Śrī Maitreya said: Thus when Kardama Muni, the progenitor of human society, was spoken to in fullness by his son, Kapila, he circumambulated Him, and with a good, pacified mind he at once left for the forest.

Purport

Going to the forest is compulsory for everyone. It is not a mental excursion upon which one person goes and another does not. Everyone should go to the forest at least as a vānaprastha. Forest-going means to take one-hundred-percent shelter of the Supreme Lord, as explained by Prahlāda Mahārāja in his talks with his father. Sadā samudvigna-dhiyām (Bhāg. 7.5.5). People who have accepted a temporary, material body are always full of anxieties. One should therefore not be very much affected by this material body, but should try to be freed. The preliminary process to become freed is to go to the forest or give up family relationships and exclusively engage in Kṛṣṇa consciousness.
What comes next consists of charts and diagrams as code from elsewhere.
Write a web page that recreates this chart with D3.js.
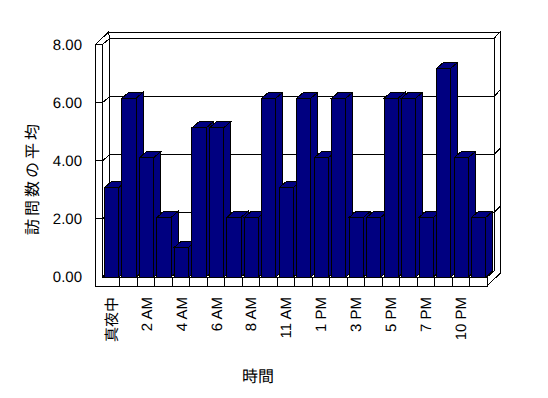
<!DOCTYPE html>
<html>
<head>
<meta charset="utf-8">
<script src="https://cdn.jsdelivr.net/npm/d3@7"></script>
<style>
  body { margin: 0; background: #fff; }
  svg { -webkit-font-smoothing: antialiased; }
  text { font-family: "Liberation Sans", Arial, "Noto Sans CJK JP", sans-serif; fill: #000; text-rendering: geometricPrecision; }
  .jp { font-family: "Noto Sans CJK JP", sans-serif; }
</style>
</head>
<body>
<div id="chart"></div>
<script>
// hours (two hours have no data, so 22 categories)
const categories = [
  "真夜中", "1 AM", "2 AM", "3 AM", "4 AM", "5 AM", "6 AM", "7 AM", "8 AM", "10 AM", "11 AM",
  "12 PM", "1 PM", "2 PM", "3 PM", "4 PM", "5 PM", "6 PM", "7 PM", "9 PM", "10 PM", "11 PM",
];
const visits = [3, 6, 4, 2, 1, 5, 5, 2, 2, 6, 3, 6, 4, 6, 2, 2, 6, 6, 2, 7, 4, 2];
const yTicks = [0, 2, 4, 6, 8];
const xTitle = "時間";
const yTitle = "訪問数の平均";

const width = 548;
const height = 398;

// front plane of the plot box + depth offsets (wall / floor slabs)
const XL = 102.5, XR = 487, YF = 277, YT = 44.5;
const D = { x: 7, y: -6 };   // plot depth
const T = { x: 6, y: -6.5 }; // back wall thickness
const tw = 7;                // left wall thickness
const tf = 9;                // floor thickness

const svg = d3
  .select("#chart")
  .append("svg")
  .attr("width", width)
  .attr("height", height);

svg.append("rect").attr("width", width).attr("height", height).attr("fill", "#fff");

const x = d3.scaleBand().domain(categories).range([XL, XR]);
const yWall = d3.scaleLinear().domain([0, 8]).range([YF, YT]);
const yBar = d3.scaleLinear().domain([0, 8]).range([YF, 38.5]);

const frame = svg
  .append("g")
  .attr("stroke", "#000")
  .attr("fill", "#fff")
  .attr("shape-rendering", "crispEdges");

const pts = (a) => a.map((p) => p.join(",")).join(" ");
const poly = (g, a) => g.append("polygon").attr("points", pts(a));

// back wall
poly(frame, [[XL + D.x, YT + D.y], [XR + D.x, YT + D.y], [XR + D.x, YF + D.y], [XL + D.x, YF + D.y]]);
poly(frame, [
  [XL - tw + D.x + T.x, YT + D.y + T.y], [XR + D.x + T.x, YT + D.y + T.y],
  [XR + D.x, YT + D.y], [XL + D.x, YT + D.y],
]);
// left wall inner face + top
poly(frame, [[XL, YT], [XL + D.x, YT + D.y], [XL + D.x, YF + D.y], [XL, YF]]);
poly(frame, [[XL - tw, YT], [XL, YT], [XL + D.x, YT + D.y], [XL - tw + D.x + T.x, YT + D.y + T.y]]);
// right side of floor + back wall
poly(frame, [
  [XR, YF], [XR, YF + tf], [XR + D.x + T.x, YF + tf + D.y + T.y],
  [XR + D.x + T.x, YT + D.y + T.y], [XR + D.x, YT + D.y], [XR + D.x, YF + D.y],
]);

// gridlines
frame
  .selectAll(".grid")
  .data(yTicks.filter((v) => v > 0 && v < 8))
  .join("polyline")
  .attr("class", "grid")
  .attr("fill", "none")
  .attr("points", (v) => {
    const y = yWall(v);
    return pts([[XL, y], [XL + D.x, y + D.y], [XR + D.x, y + D.y], [XR + D.x + T.x, y + D.y + T.y]]);
  });

// floor top
poly(frame, [[XL, YF], [XR, YF], [XR + D.x, YF + D.y], [XL + D.x, YF + D.y]]);

// bars, left to right so the next front face hides the previous side
const barW = 14.2, barOff = 2;
const bars = svg
  .append("g")
  .attr("fill", "#000080")
  .attr("stroke", "#000")
  .attr("shape-rendering", "crispEdges");

categories.forEach((c, i) => {
  const x0 = x(c) + barOff;
  const yt = yBar(visits[i]);
  const g = bars.append("g");
  g.append("polygon").attr("points", pts([
    [x0 + barW, yt], [x0 + barW + D.x, yt + D.y], [x0 + barW + D.x, YF + D.y], [x0 + barW, YF],
  ]));
  g.append("polygon").attr("points", pts([
    [x0, yt], [x0 + barW, yt], [x0 + barW + D.x, yt + D.y], [x0 + D.x, yt + D.y],
  ]));
  g.append("rect").attr("x", x0).attr("y", yt).attr("width", barW).attr("height", YF - yt);
});

// front edge of left wall and floor
const front = svg.append("g").attr("stroke", "#000").attr("fill", "#fff").attr("shape-rendering", "crispEdges");
poly(front, [[XL - tw, YT], [XL, YT], [XL, YF], [XR, YF], [XR, YF + tf], [XL - tw, YF + tf]]);

front
  .selectAll(".ytick")
  .data(yTicks.filter((v) => v > 0 && v < 8))
  .join("line")
  .attr("x1", XL - tw)
  .attr("x2", XL)
  .attr("y1", (v) => yWall(v))
  .attr("y2", (v) => yWall(v));

front
  .selectAll(".xtick")
  .data(d3.range(1, categories.length))
  .join("line")
  .attr("x1", (k) => XL + k * x.step())
  .attr("x2", (k) => XL + k * x.step())
  .attr("y1", YF)
  .attr("y2", YF + tf);

// y tick labels
svg
  .selectAll(".ylab")
  .data(yTicks)
  .join("text")
  .attr("x", 82)
  .attr("y", (v) => yWall(v))
  .attr("dy", "0.36em")
  .attr("text-anchor", "end")
  .attr("font-size", "15px")
  .text((v) => v.toFixed(2));

// x labels, every other category
svg
  .selectAll(".xlab")
  .data(categories.filter((c, i) => i % 2 === 0))
  .join("text")
  .attr("transform", (c) => `translate(${x(c) + x.bandwidth() / 2},297) rotate(-90)`)
  .attr("dy", "0.36em")
  .attr("text-anchor", "end")
  .attr("font-size", "15px")
  .text((c) => c);

// titles
svg
  .append("text")
  .attr("class", "jp")
  .attr("x", 258)
  .attr("y", 382)
  .attr("text-anchor", "middle")
  .attr("font-size", "16px")
  .text(xTitle);

svg
  .append("text")
  .attr("class", "jp")
  .attr("transform", "translate(32,178) rotate(-90)")
  .attr("dy", "0.36em")
  .attr("text-anchor", "middle")
  .attr("font-size", "16px")
  .attr("letter-spacing", "3px")
  .text(yTitle);
</script>
</body>
</html>
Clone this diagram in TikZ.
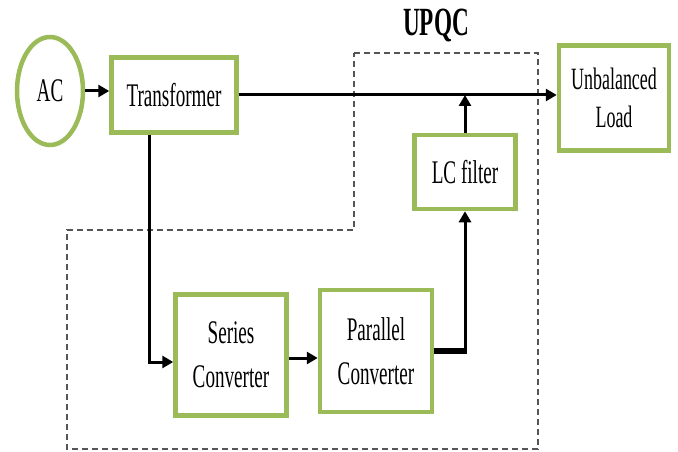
\documentclass[tikz,border=0pt]{standalone}
\usepackage{fontspec}
\setmainfont[FakeStretch=0.58]{Liberation Serif}
\usetikzlibrary{arrows.meta}
\usetikzlibrary{shapes.geometric}
\definecolor{boxgreen}{RGB}{155,187,89}
\definecolor{dashgray}{RGB}{85,85,85}

\begin{document}
\begin{tikzpicture}[x=1pt,y=-1pt,
    block/.style={draw=boxgreen,line width=4.5pt,fill=white,inner sep=0pt,
        align=center,font=\fontsize{33}{44}\selectfont},
    flow/.style={-{Triangle[length=11pt,width=12pt]},line width=3pt},
    upqc border/.style={draw=dashgray,line width=2pt,dash pattern=on 6pt off 4pt}]
    \useasboundingbox (0,0) rectangle (678,452);

    % UPQC region
    \draw[upqc border] (354,53) -- (538,53) -- (538,449) -- (67,449)
        -- (67,230) -- (354,230) -- cycle;
    \node[font=\fontsize{40}{44}\selectfont\bfseries,anchor=base] (UPQC) at (436,36) {UPQC};

    \node[block,ellipse,minimum width=66,minimum height=108] (AC) at (50,91) {AC};
    \node[block,minimum width=125,minimum height=75] (Transformer) at (174,95) {Transformer};
    \node[block,minimum width=110,minimum height=105,font=\fontsize{31}{38}\selectfont] (Load) at (614,98) {Unbalanced\\Load};
    \node[block,minimum width=101,minimum height=74] (LC) at (465,172) {LC filter};
    \node[block,minimum width=111,minimum height=121] (Series) at (231,355) {Series\\Converter};
    \node[block,minimum width=112,minimum height=122] (Parallel) at (376,351) {Parallel\\Converter};

    \draw[flow] (AC.east) -- (Transformer.west |- AC.east);
    \draw[flow] (Transformer.east) -- (Load.west |- Transformer.east);
    \draw[flow] ([xshift=-25pt]Transformer.south) |- ([yshift=-7pt]Series.west);
    \draw[flow] ([yshift=-3pt]Series.east) -- ([yshift=-3pt]Series.east -| Parallel.west);
    \coordinate (bend) at (Parallel.east -| LC.south);
    \draw[line width=6pt] (Parallel.east) -- ([xshift=1.5pt]bend);
    \draw[flow] (bend) -- (LC.south);
    \draw[flow] (LC.north) -- (LC.north |- Transformer.east);
\end{tikzpicture}
\end{document}
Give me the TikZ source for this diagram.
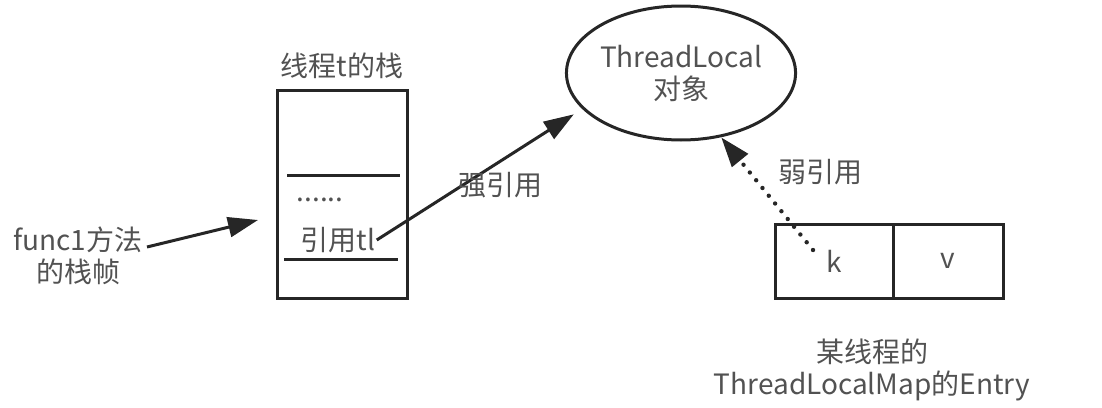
\documentclass[tikz,border=0pt]{standalone}
\usepackage{fontspec}
\setmainfont{Noto Sans CJK SC}
\usepackage{tikz}
\usetikzlibrary{arrows.meta, positioning, shapes.geometric}
\colorlet{textgray}{black!68}
\colorlet{linegray}{black!85}

\begin{document}
\begin{tikzpicture}[x=1pt, y=-1pt, >={Triangle[length=30pt, width=20pt]},
    line width=3pt, draw=linegray,
    txt/.style={text=textgray, font=\fontsize{28}{32}\selectfont, inner sep=0pt, align=center},
    cell/.style={draw, minimum height=74pt, outer sep=0pt, txt, text=textgray},
    refdots/.style={line width=4.4pt, line cap=round, dash pattern=on 0pt off 10pt}]
    \useasboundingbox (0,0) rectangle (1102,407);

    % Stack of thread t
    \node[draw, minimum width=130pt, minimum height=208pt] (stack) at (342,194) {};
    \node[txt, above=8pt of stack] (stacktitle) {线程t的栈};
    \draw (287,175) -- (400,175);
    \draw (284,259) -- (398,259);
    \node[txt] (dots) at (320,200) {......};
    \node[txt] (reftl) at (338,240) {引用tl};

    % Frame of func1
    \node[txt] (func) at (78,256) {func1方法\\的栈帧};
    \coordinate (funcend) at (258,220);
    \draw[->] ([yshift=9pt, xshift=3pt]func.east) -- (funcend);

    % ThreadLocal object
    \node[draw, ellipse, minimum width=222pt, minimum height=134pt, txt, text=textgray] (tl) at (681,73) {ThreadLocal\\对象};
    \draw[->, shorten >=10pt] (reftl.east) -- (tl.200);
    \node[txt] (strong) at (500,185) {强引用};

    % Entry of ThreadLocalMap
    \node[cell, minimum width=118pt] (kcell) at (834,261) {k};
    \node[cell, minimum width=110pt, right=0pt of kcell] (vcell) {v};
    \coordinate (kdot) at (813,250);
    \draw[->, refdots] (kdot) -- (tl.302);
    \node[txt] (weak) at (820,172) {弱引用};

    \node[txt] (entry) at (872,370) {某线程的\\ThreadLocalMap的Entry};
\end{tikzpicture}
\end{document}
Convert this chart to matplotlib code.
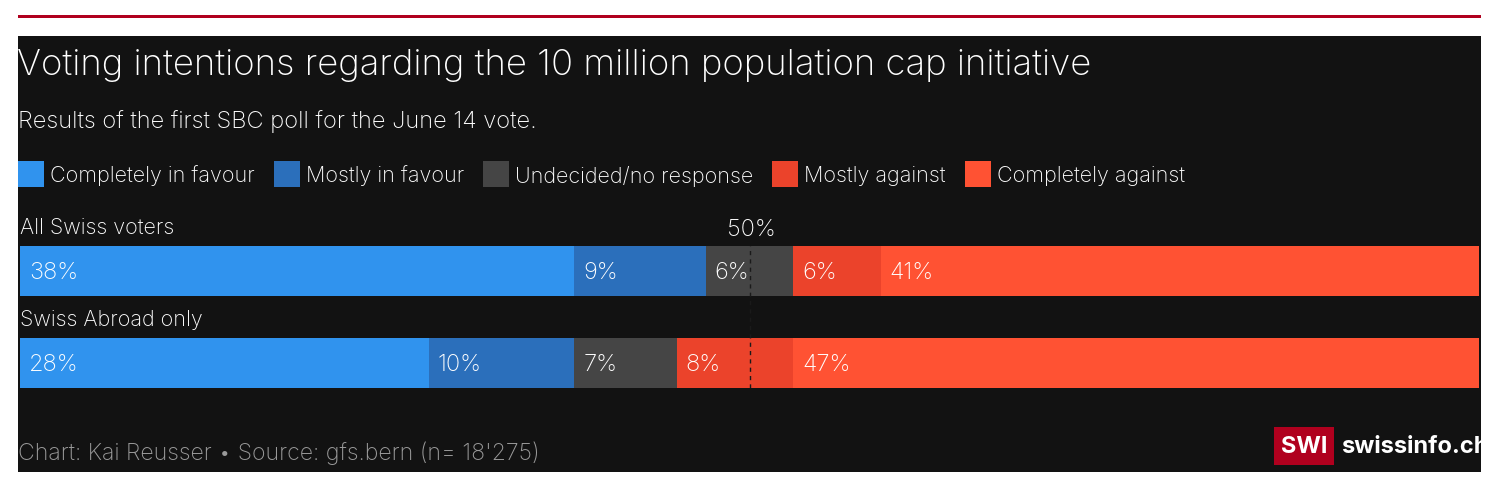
import matplotlib.pyplot as plt

# Data
groups = ['All Swiss voters', 'Swiss Abroad only']
categories = ['Completely in favour', 'Mostly in favour', 'Undecided/no response',
              'Mostly against', 'Completely against']
values = [
    [38, 9, 6, 6, 41],
    [28, 10, 7, 8, 47],
]
colors = ['#3093ee', '#2b6fbb', '#454545', '#eb432b', '#ff5233']

W, H = 1492, 495
fig = plt.figure(figsize=(W / 100, H / 100), dpi=100, facecolor='white')
plt.rcParams['font.family'] = ['Inter', 'DejaVu Sans']


def fx(px):
    return px / W


def fy(py):
    return 1 - py / H


# red top rule and dark panel
fig.add_artist(plt.Rectangle((fx(18), fy(18)), fx(1481) - fx(18), 3 / H,
                             color='#b0001e', transform=fig.transFigure, lw=0, zorder=-5))
fig.add_artist(plt.Rectangle((fx(18), fy(472)), fx(1481) - fx(18), (472 - 36) / H,
                             color='#121212', transform=fig.transFigure, lw=0, zorder=-5))

fig.text(fx(17), fy(65), 'Voting intentions regarding the 10 million population cap initiative',
         color='white', fontsize=26.3, fontweight='light', va='center', ha='left')
fig.text(fx(18), fy(122), 'Results of the first SBC poll for the June 14 vote.',
         color='white', fontsize=17, fontweight='light', va='center', ha='left')

# legend
lx = 18
for cat, col in zip(categories, colors):
    fig.add_artist(plt.Rectangle((fx(lx), fy(187)), 26 / W, 26 / H, color=col,
                                 transform=fig.transFigure, lw=0))
    t = fig.text(fx(lx + 32), fy(176), cat, color='white', fontsize=15.5,
                 fontweight='light', va='center', ha='left')
    fig.canvas.draw()
    bb = t.get_window_extent()
    lx = bb.x1 + 19

# bars
ax = fig.add_axes([fx(20), fy(388), fx(1479) - fx(20), (388 - 246) / H])
ax.set_zorder(2)
ax.set_facecolor('none')
bar_h = 50 / 92
for i, row in enumerate(values):
    left = 0
    for v, col in zip(row, colors):
        ax.barh(i, v, left=left, height=bar_h, color=col, lw=0)
        ax.text(left + 0.6, i + 0.02, f'{v}%', color='white', fontsize=17,
                fontweight='light', va='center', ha='left')
        left += v
ax.set_xlim(0, 100)
ax.set_ylim(1 + bar_h / 2, -bar_h / 2)
ax.axvline(50, color='#1a1a1a', lw=1, ls=(0, (3, 3)))
ax.axis('off')

fig.text(fx(20), fy(228), groups[0], color='white', fontsize=15.5,
         fontweight='light', va='center', ha='left')
fig.text(fx(20), fy(320), groups[1], color='white', fontsize=15.5,
         fontweight='light', va='center', ha='left')
fig.text(fx(751), fy(230), '50%', color='white', fontsize=17,
         fontweight='light', va='center', ha='center')

# footer
fig.text(fx(18), fy(453), "Chart: Kai Reusser \u2022 Source: gfs.bern (n= 18'275)",
         color='#9a9a9a', fontsize=16.6, fontweight='light', va='center', ha='left')
fig.add_artist(plt.Rectangle((fx(1274), fy(465)), 60 / W, 38 / H, color='#b0001e',
                             transform=fig.transFigure, lw=0))
fig.text(fx(1304), fy(447), 'SWI', color='white', fontsize=17, fontweight='bold',
         va='center', ha='center')
fig.text(fx(1341), fy(447), 'swissinfo.ch', color='white', fontsize=17,
         fontweight='bold', va='center', ha='left')

fig.savefig('out.png', dpi=100, facecolor='white')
That is the purpose of going to the forest. Otherwise, the forest is only a place of monkeys and wild animals. To go to the forest does not mean to become a monkey or a ferocious animal. It means to accept exclusively the shelter of the Supreme Personality of Godhead and engage oneself in full service. One does not actually have to go to the forest. At the present moment this is not at all advisable for a man who has spent his life all along in big cities. As explained by Prahlāda Mahārāja (hitvātma-pātaṁ gṛham andha-kūpam), one should not remain always engaged in the responsibilities of family life because family life without Kṛṣṇa consciousness is just like a blind well. Alone in a field, if one falls into a blind well and no one is there to save him, he may cry for years, and no one will see or hear where the crying is coming from. Death is sure. Similarly, those who are forgetful of their eternal relationship with the Supreme Lord are in the blind well of family life; their position is very ominous. Prahlāda Mahārāja advised that one should give up this well somehow or other and take to Kṛṣṇa consciousness and thus be freed from material entanglement, which is full of anxieties.